Романтизм – один из трендов, сформировавших «нулевую» кондратьевскую волну. Большинство с ней и завершилось, но некоторые, включая романтизм, протянулись в далёкое будущее. Например, секуляризация, возникшая одновременно с романтизмом, и которая, кажется, теперь сменяется новой волной клерикализации.
Трёхсотлетняя романтика уходит. Её финал констатирует филолог и историк Андрей Зорин, и это вполне созвучно с ощущениями моего «внутреннего советского человека». Я убеждён, что никто больше не полюбит стихов. Никто не захочет погружаться в прозу о природе и детстве. Аксаков и Руссо будут забыты первыми. За ними последуют Лермонтов и Шиллер. Потом Набоков и Толстой. А превращение Пушкина (в этой части света) и Байрона (в той) в поводы для присвистывания и кручения пальцем у виска вобъёт последний гвоздь в крышку гроба романтической макроэпохи.

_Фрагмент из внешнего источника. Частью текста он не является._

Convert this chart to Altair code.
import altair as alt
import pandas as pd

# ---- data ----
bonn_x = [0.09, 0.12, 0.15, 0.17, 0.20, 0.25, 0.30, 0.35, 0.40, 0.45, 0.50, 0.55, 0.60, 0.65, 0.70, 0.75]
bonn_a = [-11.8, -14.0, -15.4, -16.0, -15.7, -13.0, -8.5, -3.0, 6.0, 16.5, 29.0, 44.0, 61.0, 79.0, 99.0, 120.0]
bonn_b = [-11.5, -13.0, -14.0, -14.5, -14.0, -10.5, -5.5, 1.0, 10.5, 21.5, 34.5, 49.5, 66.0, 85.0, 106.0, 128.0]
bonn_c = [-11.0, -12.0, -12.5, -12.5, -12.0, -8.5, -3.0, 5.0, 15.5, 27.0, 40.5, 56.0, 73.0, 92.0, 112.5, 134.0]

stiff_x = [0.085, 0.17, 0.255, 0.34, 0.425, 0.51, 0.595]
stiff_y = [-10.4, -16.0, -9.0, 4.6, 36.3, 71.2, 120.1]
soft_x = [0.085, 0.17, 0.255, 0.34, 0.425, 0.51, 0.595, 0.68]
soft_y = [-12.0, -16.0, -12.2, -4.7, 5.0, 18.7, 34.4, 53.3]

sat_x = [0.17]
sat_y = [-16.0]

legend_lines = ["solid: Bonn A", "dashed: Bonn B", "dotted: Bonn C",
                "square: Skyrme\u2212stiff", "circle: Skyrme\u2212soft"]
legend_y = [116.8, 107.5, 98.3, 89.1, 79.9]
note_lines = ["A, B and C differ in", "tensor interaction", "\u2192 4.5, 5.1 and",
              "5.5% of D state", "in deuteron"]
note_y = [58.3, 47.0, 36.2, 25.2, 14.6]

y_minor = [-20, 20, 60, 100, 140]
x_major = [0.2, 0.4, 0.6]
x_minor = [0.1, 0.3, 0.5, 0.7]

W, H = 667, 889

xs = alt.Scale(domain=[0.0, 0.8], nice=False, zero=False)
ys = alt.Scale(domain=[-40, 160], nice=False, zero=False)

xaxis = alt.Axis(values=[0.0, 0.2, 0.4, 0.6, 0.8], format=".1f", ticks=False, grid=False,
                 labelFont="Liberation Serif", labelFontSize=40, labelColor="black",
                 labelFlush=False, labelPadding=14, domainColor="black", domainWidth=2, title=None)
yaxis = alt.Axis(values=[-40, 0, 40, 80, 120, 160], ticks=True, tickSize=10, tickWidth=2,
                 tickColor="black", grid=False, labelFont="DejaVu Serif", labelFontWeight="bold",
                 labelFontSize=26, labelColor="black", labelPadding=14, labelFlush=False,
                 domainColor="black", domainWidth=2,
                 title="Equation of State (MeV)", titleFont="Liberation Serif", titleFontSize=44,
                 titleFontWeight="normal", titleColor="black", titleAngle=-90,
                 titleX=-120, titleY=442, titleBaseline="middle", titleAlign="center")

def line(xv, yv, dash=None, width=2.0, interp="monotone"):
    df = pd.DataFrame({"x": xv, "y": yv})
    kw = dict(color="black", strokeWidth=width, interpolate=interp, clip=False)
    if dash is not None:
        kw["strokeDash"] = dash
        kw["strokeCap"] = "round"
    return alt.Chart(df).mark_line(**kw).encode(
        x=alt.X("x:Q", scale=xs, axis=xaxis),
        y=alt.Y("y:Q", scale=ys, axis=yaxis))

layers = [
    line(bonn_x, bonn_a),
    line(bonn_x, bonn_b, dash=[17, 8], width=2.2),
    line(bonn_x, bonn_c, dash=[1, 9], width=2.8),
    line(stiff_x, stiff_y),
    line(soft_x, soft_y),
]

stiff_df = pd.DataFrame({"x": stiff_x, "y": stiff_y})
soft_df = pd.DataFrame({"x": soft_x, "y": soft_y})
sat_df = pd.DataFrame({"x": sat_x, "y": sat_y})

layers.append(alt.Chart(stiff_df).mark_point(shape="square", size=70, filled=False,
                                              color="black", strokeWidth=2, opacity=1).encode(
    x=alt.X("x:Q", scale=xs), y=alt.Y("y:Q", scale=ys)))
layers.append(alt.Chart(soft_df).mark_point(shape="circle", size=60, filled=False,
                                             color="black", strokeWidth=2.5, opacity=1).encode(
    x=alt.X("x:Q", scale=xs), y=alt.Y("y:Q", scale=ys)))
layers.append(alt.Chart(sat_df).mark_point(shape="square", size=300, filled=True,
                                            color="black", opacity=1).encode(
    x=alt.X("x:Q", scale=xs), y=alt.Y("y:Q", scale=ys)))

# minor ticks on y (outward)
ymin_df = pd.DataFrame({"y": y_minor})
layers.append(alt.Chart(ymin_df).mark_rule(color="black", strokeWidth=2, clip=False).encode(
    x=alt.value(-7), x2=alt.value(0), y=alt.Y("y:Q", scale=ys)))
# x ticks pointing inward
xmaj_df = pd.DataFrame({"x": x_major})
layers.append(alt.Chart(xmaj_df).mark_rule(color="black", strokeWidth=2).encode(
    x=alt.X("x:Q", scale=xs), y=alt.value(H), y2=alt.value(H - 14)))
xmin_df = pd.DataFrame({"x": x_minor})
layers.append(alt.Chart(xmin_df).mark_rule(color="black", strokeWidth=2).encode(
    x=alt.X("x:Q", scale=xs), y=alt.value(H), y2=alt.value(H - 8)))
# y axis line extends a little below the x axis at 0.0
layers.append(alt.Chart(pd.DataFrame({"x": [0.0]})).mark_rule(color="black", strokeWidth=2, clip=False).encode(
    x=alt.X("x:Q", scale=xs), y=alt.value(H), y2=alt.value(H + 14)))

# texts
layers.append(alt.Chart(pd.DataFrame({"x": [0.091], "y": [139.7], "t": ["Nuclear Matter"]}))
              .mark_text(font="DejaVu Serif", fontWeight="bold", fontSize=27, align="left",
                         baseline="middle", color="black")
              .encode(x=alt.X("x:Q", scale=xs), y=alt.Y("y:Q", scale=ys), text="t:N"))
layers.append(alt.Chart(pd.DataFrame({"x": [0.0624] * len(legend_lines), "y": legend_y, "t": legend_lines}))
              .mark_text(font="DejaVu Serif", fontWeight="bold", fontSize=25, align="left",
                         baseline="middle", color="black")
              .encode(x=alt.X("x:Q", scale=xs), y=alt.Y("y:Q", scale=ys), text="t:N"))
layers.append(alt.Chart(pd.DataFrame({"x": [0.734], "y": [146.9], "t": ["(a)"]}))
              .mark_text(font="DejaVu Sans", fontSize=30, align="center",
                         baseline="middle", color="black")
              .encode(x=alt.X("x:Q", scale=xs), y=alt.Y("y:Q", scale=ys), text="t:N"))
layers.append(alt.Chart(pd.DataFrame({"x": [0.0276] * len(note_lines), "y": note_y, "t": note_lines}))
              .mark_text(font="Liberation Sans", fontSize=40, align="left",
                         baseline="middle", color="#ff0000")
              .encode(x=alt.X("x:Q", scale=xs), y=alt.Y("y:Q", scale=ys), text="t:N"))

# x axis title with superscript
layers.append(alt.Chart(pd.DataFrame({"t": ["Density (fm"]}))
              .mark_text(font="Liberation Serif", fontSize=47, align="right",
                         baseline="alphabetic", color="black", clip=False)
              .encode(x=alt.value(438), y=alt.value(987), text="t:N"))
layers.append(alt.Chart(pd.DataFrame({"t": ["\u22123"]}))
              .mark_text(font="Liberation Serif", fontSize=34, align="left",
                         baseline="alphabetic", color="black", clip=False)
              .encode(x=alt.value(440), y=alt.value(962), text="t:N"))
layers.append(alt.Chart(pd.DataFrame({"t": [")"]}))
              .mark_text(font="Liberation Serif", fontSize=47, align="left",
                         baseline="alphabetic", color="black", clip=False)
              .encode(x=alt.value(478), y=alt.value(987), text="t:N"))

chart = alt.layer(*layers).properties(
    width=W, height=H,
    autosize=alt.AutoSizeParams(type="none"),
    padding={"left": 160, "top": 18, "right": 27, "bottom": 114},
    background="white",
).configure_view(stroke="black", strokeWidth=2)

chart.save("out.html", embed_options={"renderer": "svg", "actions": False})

Но что идёт на смену? Станислав Лем писал, что мир романтизма нелоялен к своим обитателям, так как в нём воображение и воля постоянно бросают вызов разуму. Но сейчас воля уступает знанию – как заметил один мой думающий друг, а воображение сдаётся статистике. Новая культурная эпоха в этом смысле будет куда более лояльна к своим современникам, но хронологически это уже не про нас.